There are 2 comments at the moment, we would love to hear your opinion too.

  1. Ian, I couldn’t agree more! As a supplier of IFA back office systems, we believe in total integration of most of the things you mention. However, without accurate and up to date data entered into any system, the output (particularly for clients!)may be misleading. An integrated accounts package, Suitability Report Writer and MI information are a must for a back office system. Above all, the user interface and functionality must be easily understood and operated by admin staff and advisers or not all the functions offered by the software will be used or even investigated by the users.

  2. [Disclosure – I do work for a CRM provider]

    Ultimately data is king. The more data that is entered or sourced or brought into the system, the greater opportunity for use and re-use (and analysis later, e.g. ML). The richer the data, the less work that is required down the line from both the adviser and client. Where things become unstuck is where the user doesn’t embrace the philosophy of accurate and timely data entry in a secure environment.

    Carrot is better than stick and (hopefully) software propositions do recognise this.
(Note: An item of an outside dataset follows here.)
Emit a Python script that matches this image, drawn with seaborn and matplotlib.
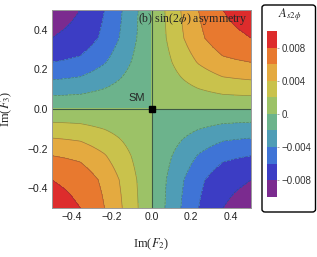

For example: an online FactFind saves the adviser time by front loading the initial engagement and having that data passed back into the CRM, sourcing or researching tools, while the client engages with the adviser providing data and information (including documents) on their own terms. From experience, once all parties realise the advantages, everything begins to flow but it still requires advisers to truly embrace and promote the technology. Of course, if a solution doesn’t map to the process or all parties are not engaged or do not understand / value the technology (e.g. Lenders and PSD2) then people are jumping through hoops and this does lead to switch-off.